Rev. Gerald Durley, pastor of Providence Missionary Baptist Church, said that the change needed to help the people of the Gulf "comes from the people," not the "top."
"I don’t care if it is in China or America, whatever country, the people are beginning to speak,” said Rev. Durley. “I think that that jogs some of the work that might be going on or might not be going on in the White House. A lot times we don’t know the insides and outsides, whether it is political and if people are working together. But if people begin to speak out of the depth of their heart and God is on their side, we can do anything but fail. I think the administration is beginning to get that message."
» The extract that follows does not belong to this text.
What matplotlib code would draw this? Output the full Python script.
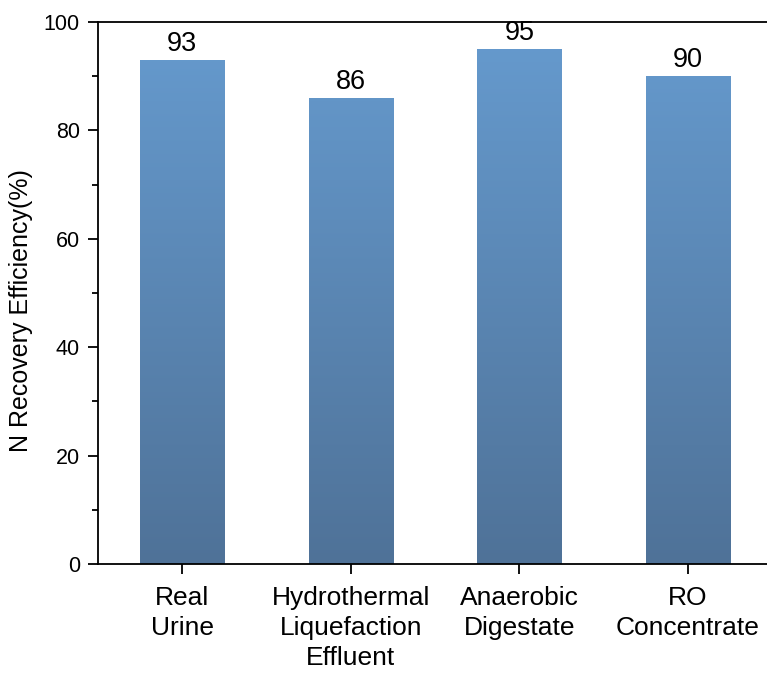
import matplotlib
matplotlib.use("Agg")
import matplotlib.pyplot as plt
import numpy as np
from matplotlib.ticker import MultipleLocator
from matplotlib.colors import LinearSegmentedColormap

categories = ["Real\nUrine", "Hydrothermal\nLiquefaction\nEffluent", "Anaerobic\nDigestate", "RO\nConcentrate"]
values = [93, 86, 95, 90]
yticks = [0, 20, 40, 60, 80, 100]

plt.rcParams['font.family'] = ['Liberation Sans', 'DejaVu Sans']

fig = plt.figure(figsize=(7.67, 6.73), dpi=100)
ax = fig.add_axes([98/767, 109/673, 669/767, 542/673])

x = np.arange(len(values))
bars = ax.bar(x, values, width=0.5, color='none', edgecolor='none', zorder=2)

cmap = LinearSegmentedColormap.from_list('g', ['#4f7298', '#669bcf'])
grad = np.linspace(0, 1, 256).reshape(-1, 1)
for b in bars:
    x0 = b.get_x()
    w = b.get_width()
    im = ax.imshow(grad, extent=[x0, x0 + w, 0, 100], origin='lower', aspect='auto',
                   cmap=cmap, zorder=2)
    im.set_clip_path(b)

for xi, v in zip(x, values):
    ax.text(xi, v + 0.5, f"{v}", ha='center', va='bottom', fontsize=19.5)

ax.set_xlim(-0.5, 3.47)
ax.set_ylim(0, 100)
ax.set_yticks(yticks)
ax.yaxis.set_minor_locator(MultipleLocator(10))
ax.set_xticks(x)
ax.set_xticklabels(categories, fontsize=19, linespacing=1.3)
ax.tick_params(axis='y', labelsize=15.5, direction='out', length=7, width=1.3, pad=6)
ax.tick_params(axis='y', which='minor', direction='out', length=4, width=1.3)
ax.tick_params(axis='x', direction='out', length=7, width=1.3, pad=9)
ax.set_ylabel("N Recovery Efficiency(%)", fontsize=18)
ax.yaxis.set_label_coords(-0.097, 0.467)

for s in ['left', 'top', 'bottom']:
    ax.spines[s].set_linewidth(1.3)
ax.spines['right'].set_visible(False)

fig.savefig("out.png", dpi=100)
Other religious leaders invited on the trip according to a release from the Sierra Club included: Rev. Canon Sally Bingham, founder of Interfaith Power and Light; Fr. Dan Krutz, Episcopal priest and director of Louisiana Interchurch Conference; Rabbi David Saperstein, director of the Religious Action Center of Reform Judaism; Rev. Brenda Girton-Mitchell of the Progressive National Baptist Convention; Sayyid Syeed of the Islamic Society of North America; Lynn Hybels, co-founder of Willow Creek Community Church in Chicago; Rev. Kris Peterson, pastor of Bayou Blue Presbyterian Church; Rabbi Julie Schonfeld of the Rabbinicial Assembly; Pastor Chris Seay, senior pastor of Ecclesia Church; and Susan Stephenson, executive director of Interfaith Power and Light.